> **What is being asked**: Faithfully return all lines, omitting every embedded picture.

> **Dataset content**:
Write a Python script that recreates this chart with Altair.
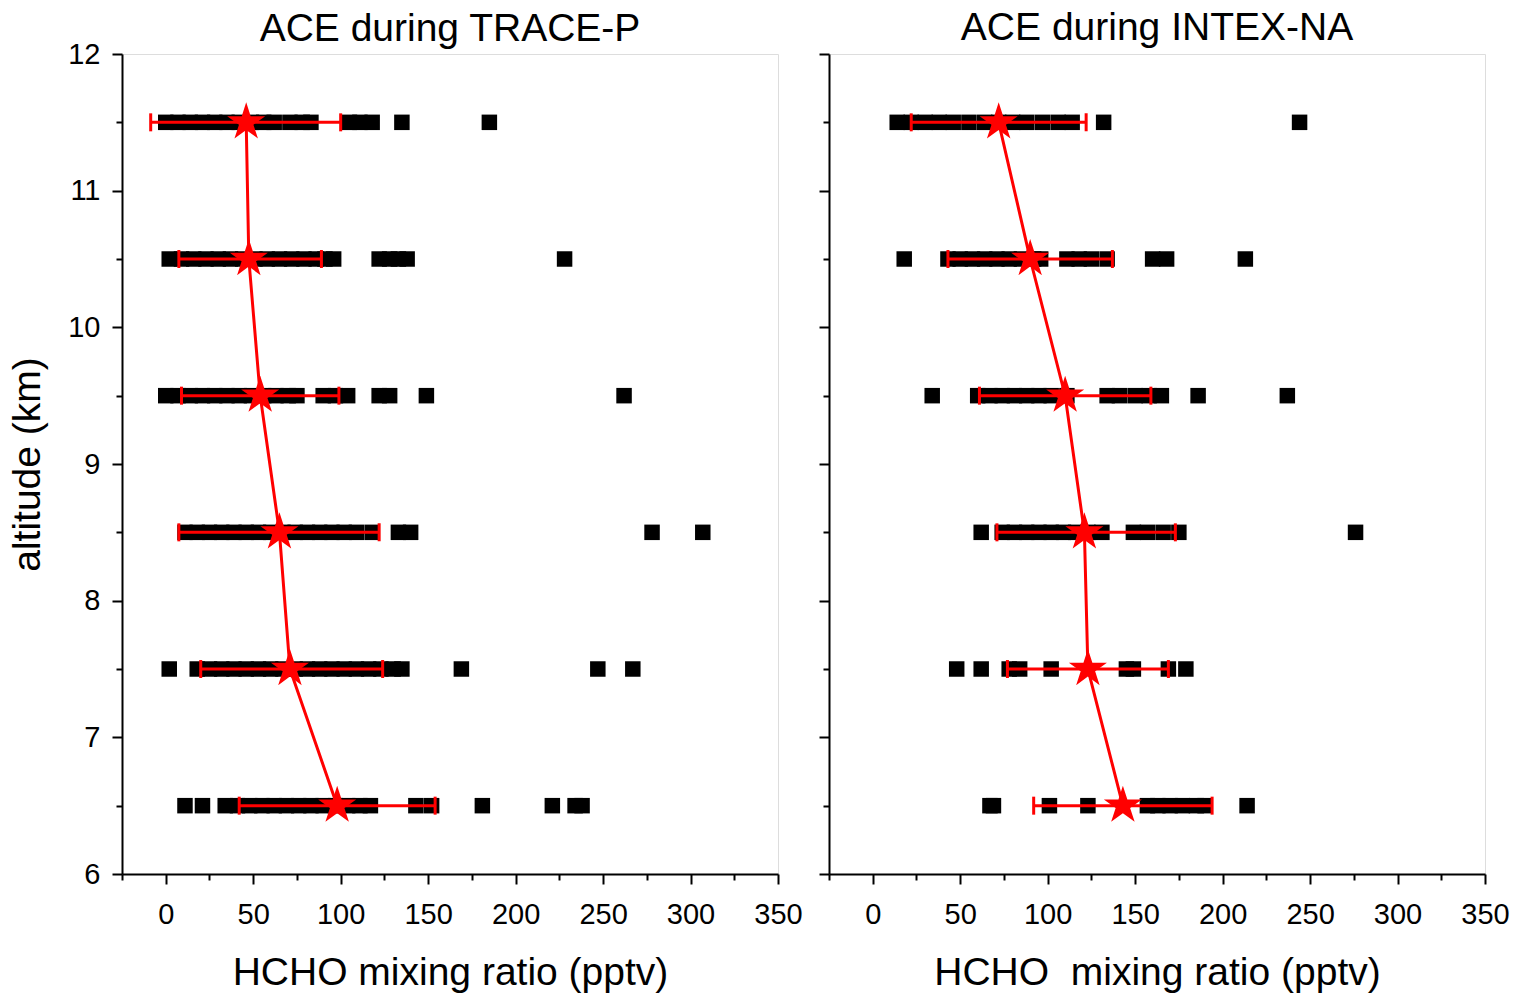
import math
import altair as alt
import pandas as pd

# ---------------- data ----------------
ALTITUDES = [11.5, 10.5, 9.5, 8.5, 7.5, 6.5]

# ACE during TRACE-P : individual HCHO samples (pptv) per altitude bin
tp_115 = [0, 7, 14, 21, 28, 35, 42, 49, 56, 62, 71, 78, 83, 105, 111, 118, 135, 185]
tp_105 = [2, 9, 16, 23, 30, 37, 44, 51, 58, 65, 72, 79, 86, 91, 96, 122, 128, 133, 138, 228]
tp_95 = [0, 7, 14, 21, 28, 35, 42, 49, 56, 63, 70, 75, 90, 97, 104, 122, 128, 149, 262]
tp_85 = [11, 18, 25, 32, 39, 46, 53, 60, 67, 74, 81, 88, 95, 102, 109, 118, 133, 140, 278, 307]
tp_75 = [2, 18, 25, 32, 39, 46, 53, 60, 67, 74, 81, 88, 95, 102, 109, 116, 123, 130, 135, 169, 247, 267]
tp_65 = [11, 21, 34, 41, 48, 55, 62, 69, 76, 83, 90, 97, 104, 111, 117, 143, 152, 181, 221, 234, 238]

tp_mean = [46, 47.5, 54, 65, 71, 98]
tp_lo = [-8.6, 7.5, 9, 7.5, 20, 42]
tp_hi = [100, 89, 99, 122, 124, 154]

# ACE during INTEX-NA
in_115 = [14, 22, 30, 38, 46, 55, 64, 72, 80, 88, 97, 106, 114, 132, 244]
in_105 = [18, 43, 50, 57, 64, 71, 78, 85, 92, 96, 111, 118, 125, 134, 160, 168, 213]
in_95 = [34, 60, 67, 74, 81, 88, 95, 102, 111, 134, 141, 150, 158, 165, 186, 237]
in_85 = [62, 74, 81, 88, 95, 102, 109, 116, 123, 131, 149, 157, 166, 175, 276]
in_75 = [48, 62, 78, 84, 102, 145, 149, 169, 179]
in_65 = [67, 69, 101, 123, 157, 163, 170, 177, 185, 190, 214]

in_mean = [72, 90, 110, 121, 123, 143]
in_lo = [22, 43, 61, 71, 77, 92]
in_hi = [122, 137, 159, 173, 169, 194]

# ---------------- style ----------------
FONT = "Liberation Sans"
TICK_FS = 29
TITLE_FS = 39


def star_path(inner=0.38):
    pts = []
    for k in range(10):
        r = 1.0 if k % 2 == 0 else inner
        a = math.pi / 2 + k * math.pi / 5
        pts.append((r * math.cos(a), -r * math.sin(a)))
    return "M" + " L".join(f"{x:.4f},{y:.4f}" for x, y in pts) + " Z"


STAR = star_path()


def points_df(groups):
    rows = []
    for a, vals in zip(ALTITUDES, groups):
        for v in vals:
            rows.append({"alt": a, "v": v})
    return pd.DataFrame(rows)


def stats_df(mean, lo, hi):
    return pd.DataFrame({"alt": ALTITUDES, "mean": mean, "lo": lo, "hi": hi})


x_vals = [-25 + 25 * i for i in range(16)]
y_vals = [6 + 0.5 * i for i in range(13)]


def x_axis(title):
    return alt.Axis(
        title=title, values=x_vals,
        labelExpr="datum.value % 50 == 0 ? format(datum.value, 'd') : ''",
        tickSize={"condition": {"test": "datum.value % 50 != 0", "value": 6}, "value": 10},
        tickWidth=2, tickColor="black", domainColor="black", domainWidth=2,
        labelFont=FONT, labelFontSize=TICK_FS, labelColor="black", labelPadding=16,
        titleFont=FONT, titleFontSize=TITLE_FS, titleFontWeight="normal", titleColor="black",
        titlePadding=24, grid=False, labelFlush=False, labelOverlap=False,
    )


def y_axis(show):
    common = dict(
        values=y_vals,
        tickSize={"condition": {"test": "datum.value % 1 != 0", "value": 6}, "value": 10},
        tickWidth=2, tickColor="black", domainColor="black", domainWidth=2,
        grid=False, labelFont=FONT, labelFontSize=TICK_FS, labelColor="black",
        labelPadding=12, titleFont=FONT, titleFontSize=TITLE_FS,
        titleFontWeight="normal", titleColor="black", titlePadding=20,
        labelFlush=False, labelOverlap=False,
    )
    if show:
        return alt.Axis(title="altitude (km)",
                        labelExpr="datum.value % 1 == 0 ? format(datum.value, 'd') : ''", **common)
    return alt.Axis(title=None, labels=False, **common)


def panel(pts, st, title, xtitle, show_y, title_offset):
    xs = alt.Scale(domain=[-25, 350], nice=False, zero=False)
    ys = alt.Scale(domain=[6, 12], nice=False, zero=False)
    Y = alt.Y("alt:Q", scale=ys, axis=y_axis(show_y))

    def X(field):
        return alt.X(f"{field}:Q", scale=xs, axis=x_axis(xtitle))

    squares = alt.Chart(pts).mark_square(size=240, color="black", filled=True, opacity=1).encode(
        x=X("v"), y=Y)
    bars = alt.Chart(st).mark_rule(color="red", strokeWidth=3).encode(
        x=X("lo"), x2="hi:Q", y=Y)
    cap_lo = alt.Chart(st).mark_tick(orient="vertical", color="red", thickness=3, size=18, opacity=1).encode(
        x=X("lo"), y=Y)
    cap_hi = alt.Chart(st).mark_tick(orient="vertical", color="red", thickness=3, size=18, opacity=1).encode(
        x=X("hi"), y=Y)
    line = alt.Chart(st).mark_line(color="red", strokeWidth=3).encode(
        x=X("mean"), y=Y, order="alt:Q")
    stars = alt.Chart(st).mark_point(shape=STAR, size=1600, filled=True, color="red", opacity=1,
                                     strokeWidth=0).encode(x=X("mean"), y=Y)
    return alt.layer(squares, bars, cap_lo, cap_hi, line, stars).properties(
        width=656, height=820,
        title=alt.TitleParams(title, font=FONT, fontSize=TITLE_FS, fontWeight="normal",
                              color="black", anchor="middle", offset=title_offset),
    )


left = panel(points_df([tp_115, tp_105, tp_95, tp_85, tp_75, tp_65]),
             stats_df(tp_mean, tp_lo, tp_hi),
             "ACE during TRACE-P", "HCHO mixing ratio (pptv)", True, -9)
right = panel(points_df([in_115, in_105, in_95, in_85, in_75, in_65]),
              stats_df(in_mean, in_lo, in_hi),
              "ACE during INTEX-NA", "HCHO\u00a0 mixing ratio (pptv)", False, 5.5)

chart = alt.hconcat(left, right, spacing=14).properties(
    padding={"left": 0, "top": 0, "right": 0, "bottom": 0}
).configure_view(stroke="black", strokeWidth=2).configure(background="white")

chart.save("out.html", embed_options={"renderer": "svg", "actions": False})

> **Result below**:
Write a Python script that recreates this chart with Altair.
import math
import altair as alt
import pandas as pd

# ---------------- data ----------------
ALTITUDES = [11.5, 10.5, 9.5, 8.5, 7.5, 6.5]

# ACE during TRACE-P : individual HCHO samples (pptv) per altitude bin
tp_115 = [0, 7, 14, 21, 28, 35, 42, 49, 56, 62, 71, 78, 83, 105, 111, 118, 135, 185]
tp_105 = [2, 9, 16, 23, 30, 37, 44, 51, 58, 65, 72, 79, 86, 91, 96, 122, 128, 133, 138, 228]
tp_95 = [0, 7, 14, 21, 28, 35, 42, 49, 56, 63, 70, 75, 90, 97, 104, 122, 128, 149, 262]
tp_85 = [11, 18, 25, 32, 39, 46, 53, 60, 67, 74, 81, 88, 95, 102, 109, 118, 133, 140, 278, 307]
tp_75 = [2, 18, 25, 32, 39, 46, 53, 60, 67, 74, 81, 88, 95, 102, 109, 116, 123, 130, 135, 169, 247, 267]
tp_65 = [11, 21, 34, 41, 48, 55, 62, 69, 76, 83, 90, 97, 104, 111, 117, 143, 152, 181, 221, 234, 238]

tp_mean = [46, 47.5, 54, 65, 71, 98]
tp_lo = [-8.6, 7.5, 9, 7.5, 20, 42]
tp_hi = [100, 89, 99, 122, 124, 154]

# ACE during INTEX-NA
in_115 = [14, 22, 30, 38, 46, 55, 64, 72, 80, 88, 97, 106, 114, 132, 244]
in_105 = [18, 43, 50, 57, 64, 71, 78, 85, 92, 96, 111, 118, 125, 134, 160, 168, 213]
in_95 = [34, 60, 67, 74, 81, 88, 95, 102, 111, 134, 141, 150, 158, 165, 186, 237]
in_85 = [62, 74, 81, 88, 95, 102, 109, 116, 123, 131, 149, 157, 166, 175, 276]
in_75 = [48, 62, 78, 84, 102, 145, 149, 169, 179]
in_65 = [67, 69, 101, 123, 157, 163, 170, 177, 185, 190, 214]

in_mean = [72, 90, 110, 121, 123, 143]
in_lo = [22, 43, 61, 71, 77, 92]
in_hi = [122, 137, 159, 173, 169, 194]

# ---------------- style ----------------
FONT = "Liberation Sans"
TICK_FS = 29
TITLE_FS = 39


def star_path(inner=0.38):
    pts = []
    for k in range(10):
        r = 1.0 if k % 2 == 0 else inner
        a = math.pi / 2 + k * math.pi / 5
        pts.append((r * math.cos(a), -r * math.sin(a)))
    return "M" + " L".join(f"{x:.4f},{y:.4f}" for x, y in pts) + " Z"


STAR = star_path()


def points_df(groups):
    rows = []
    for a, vals in zip(ALTITUDES, groups):
        for v in vals:
            rows.append({"alt": a, "v": v})
    return pd.DataFrame(rows)


def stats_df(mean, lo, hi):
    return pd.DataFrame({"alt": ALTITUDES, "mean": mean, "lo": lo, "hi": hi})


x_vals = [-25 + 25 * i for i in range(16)]
y_vals = [6 + 0.5 * i for i in range(13)]


def x_axis(title):
    return alt.Axis(
        title=title, values=x_vals,
        labelExpr="datum.value % 50 == 0 ? format(datum.value, 'd') : ''",
        tickSize={"condition": {"test": "datum.value % 50 != 0", "value": 6}, "value": 10},
        tickWidth=2, tickColor="black", domainColor="black", domainWidth=2,
        labelFont=FONT, labelFontSize=TICK_FS, labelColor="black", labelPadding=16,
        titleFont=FONT, titleFontSize=TITLE_FS, titleFontWeight="normal", titleColor="black",
        titlePadding=24, grid=False, labelFlush=False, labelOverlap=False,
    )


def y_axis(show):
    common = dict(
        values=y_vals,
        tickSize={"condition": {"test": "datum.value % 1 != 0", "value": 6}, "value": 10},
        tickWidth=2, tickColor="black", domainColor="black", domainWidth=2,
        grid=False, labelFont=FONT, labelFontSize=TICK_FS, labelColor="black",
        labelPadding=12, titleFont=FONT, titleFontSize=TITLE_FS,
        titleFontWeight="normal", titleColor="black", titlePadding=20,
        labelFlush=False, labelOverlap=False,
    )
    if show:
        return alt.Axis(title="altitude (km)",
                        labelExpr="datum.value % 1 == 0 ? format(datum.value, 'd') : ''", **common)
    return alt.Axis(title=None, labels=False, **common)


def panel(pts, st, title, xtitle, show_y, title_offset):
    xs = alt.Scale(domain=[-25, 350], nice=False, zero=False)
    ys = alt.Scale(domain=[6, 12], nice=False, zero=False)
    Y = alt.Y("alt:Q", scale=ys, axis=y_axis(show_y))

    def X(field):
        return alt.X(f"{field}:Q", scale=xs, axis=x_axis(xtitle))

    squares = alt.Chart(pts).mark_square(size=240, color="black", filled=True, opacity=1).encode(
        x=X("v"), y=Y)
    bars = alt.Chart(st).mark_rule(color="red", strokeWidth=3).encode(
        x=X("lo"), x2="hi:Q", y=Y)
    cap_lo = alt.Chart(st).mark_tick(orient="vertical", color="red", thickness=3, size=18, opacity=1).encode(
        x=X("lo"), y=Y)
    cap_hi = alt.Chart(st).mark_tick(orient="vertical", color="red", thickness=3, size=18, opacity=1).encode(
        x=X("hi"), y=Y)
    line = alt.Chart(st).mark_line(color="red", strokeWidth=3).encode(
        x=X("mean"), y=Y, order="alt:Q")
    stars = alt.Chart(st).mark_point(shape=STAR, size=1600, filled=True, color="red", opacity=1,
                                     strokeWidth=0).encode(x=X("mean"), y=Y)
    return alt.layer(squares, bars, cap_lo, cap_hi, line, stars).properties(
        width=656, height=820,
        title=alt.TitleParams(title, font=FONT, fontSize=TITLE_FS, fontWeight="normal",
                              color="black", anchor="middle", offset=title_offset),
    )


left = panel(points_df([tp_115, tp_105, tp_95, tp_85, tp_75, tp_65]),
             stats_df(tp_mean, tp_lo, tp_hi),
             "ACE during TRACE-P", "HCHO mixing ratio (pptv)", True, -9)
right = panel(points_df([in_115, in_105, in_95, in_85, in_75, in_65]),
              stats_df(in_mean, in_lo, in_hi),
              "ACE during INTEX-NA", "HCHO\u00a0 mixing ratio (pptv)", False, 5.5)

chart = alt.hconcat(left, right, spacing=14).properties(
    padding={"left": 0, "top": 0, "right": 0, "bottom": 0}
).configure_view(stroke="black", strokeWidth=2).configure(background="white")

chart.save("out.html", embed_options={"renderer": "svg", "actions": False})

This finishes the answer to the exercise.